A friend got an MSI GTX 950 2GD5T graphics card for xmas.

I said "yeah, graphics cards are super fast now, that thing probably processes 2 billion triangles per second". Then I tried to look it up to check if that was even in the right ballpark, but I was unable to find a "triangles per second" stat for that card, and actually for many cards.

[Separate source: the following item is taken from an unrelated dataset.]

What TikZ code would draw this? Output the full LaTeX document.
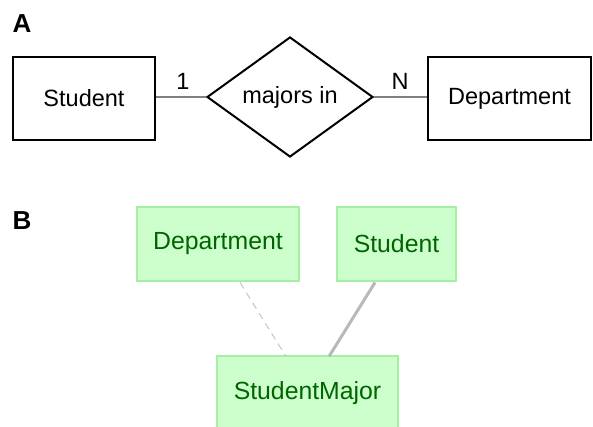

Is "triangles per second" even a meaningful stat? If so, what is the approximate number for this card? (given otherwise average conditions)

M Katz
  • 173
  • 4
  • 1
    'Processes' is very vague. Is that vertex shader ops? Raterizer? Shading? All of the above? None of these are meaningful, because they have a massive scene dependence. FLOPS is kind of better, but still not great because it doesnt take into account register pressure, memory latency, etc. – RichieSams Dec 28 '15 at 16:52
  • I understand that there are all of these factors. Nonetheless, I'd be interested to know about how many triangles per second can be drawn assuming modest/reasonable/typical choices for the various factors (simple/default vertex and pixel shaders, simple lighting, big model being textured by some reasonable texture sheets). – M Katz Dec 29 '15 at 18:32

2 Answers2

3

Yes, it's a meaningful stat: GPUs have dedicated triangle setup HW and the rate is measured in triangles/GPU clock. According to white papers available on NV's website, the 680 (Kepler) could issue one triangle per SM every other clock - with 8 SMs, this yielded 4 triangles/clock. The Maxwell white paper doesn't indicate a change in this rate per SM - the 980 has 16 SMs so, if there is really is no rate change per SM, it can produce 8 triangles/clock. While the 980 has 2048 CUDA cores, the 950 has 768, implying 6 SMs and 3 triangles/clock. The chip runs around 1 Ghz, so the 950 is probably limited to 3 billion triangles per second.

  • 2
    Modern cards differ from previous generation cards as they nolonger have a fixed pipeline for triangles and thus its harder to say what the rate is as it waries with conditions outside the card. – joojaa Jan 20 '16 at 06:22
  • I was worried that might be the case for NV. AMD did have a fixed triangle setup engine in Hawaii, but I wouldn't be surprised if it went away in the next architecture revision. –  Jan 20 '16 at 06:39
  • Again it seems to me that you can make certain default assumptions that take a lot of the uncertainly out of what's "outside the card" for the purpose of comparing card speeds (simple/default vertex and pixel shaders, simple lighting, big model being textured by some reasonable texture sheets). But I'll take this fixed-pipeline estimate of 2 billion per second as being similar to what you'd get with those assumptions. Thanks. – M Katz Jan 21 '16 at 01:26
  • I'm going to study up on NV's white papers - I need to catch up on their architecture (I worked for AMD a few years back). Ideally, there would be be synthetic benchmarks which would help everybody understand where the bottlenecks are, but there was a long history of cheating on them... –  Jan 21 '16 at 03:31
  • If it's an operation that always (or nearly always) needs to be done (and triangle set up is one such thing) then there can be large power/area/efficiency reasons for using dedicated hardware. – Simon F Jan 21 '16 at 10:31
1

In my tests a GTX 1050 can do ~1B triangles with glDrawElementsInstanced(GL_TRIANGLES, .... That's roughly 2/3 of chip clock. Arguably GL_TRIANGLE_STRIP can give you an x3 speed boost, but e.g. idtech4 only supports GL_TRIANGLES.